Exploring language origins in primate communication

Project Nim

The Centre for Language and Linguistics is to host two events next week on primate communication. The first event is a film screening of Project Nim on Tuesday 1 December at 4pm in the Lupino Cinema, with a guest lecture entitled ‘Functionally Referential Communication in Non-Human Primates: An Evolutionary Stepping-Stone to Language?’ by Dr Brandon Wheeler (School of Anthropology and Conservation, University of Kent), on Wednesday 2 December at 5pm in Darwin Lecture Theatre 2.

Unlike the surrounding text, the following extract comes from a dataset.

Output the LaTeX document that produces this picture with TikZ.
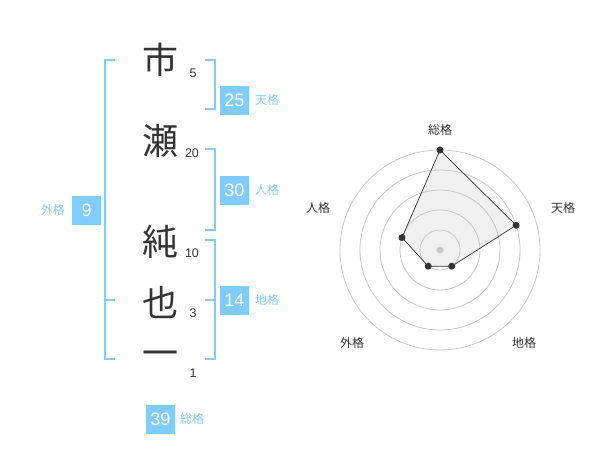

Project Nim is a documentary which tells the story of a chimpanzee taken from its mother at birth and raised like a human child by an American family in the 1970s. Highly intelligent, Nim Chimpsky was chosen to be the subject of a language experiment at Columbia University that aimed to discover whether or not chimpanzees could use grammar to create sentences if they were taught sign language and nurtured in a similar environment to human children. His name is a pun on Noam Chomsky, the linguist who theorised that language is unique to humans, which the experiment hoped to disprove.

The screening is free to attend but you need to register via EventBrit here, as places are limited.

In his subsequent lecture, Dr Brandon Wheeler will explore the evolutionary origins of human language in the communication systems of our closest living relatives, primates. A turning point in the study of primate communication was the discovery of the alarm call system of vervet monkeys: different predators (eagles, leopards and snakes) elicit different call types, and listeners respond to each call type with predator-specific responses. As these context-specific calls seemed to function much like words denoting each predator type, they were deemed ‘functionally referential’ and widely believed to provide the strongest link between primate communication and human language.

The lecture  will review the concept of functional reference,  and conclude that such context-specific calls do not fundamentally differ from less specific primate vocalisations, with all such calls being comparable not to linguistic utterances, but to emotional human vocalisations such as laughter and cries.  Dr Wheeler will argue the continued focus on functionally referent communication has become a red herring in the pursuit of the links between primate communication and human language.

For full details of the lecture are available here: www.kent.ac.uk/secl/researchcentres/cll/events

These events are open to all but are of particular interest to students of the Department of English Language & Linguistics.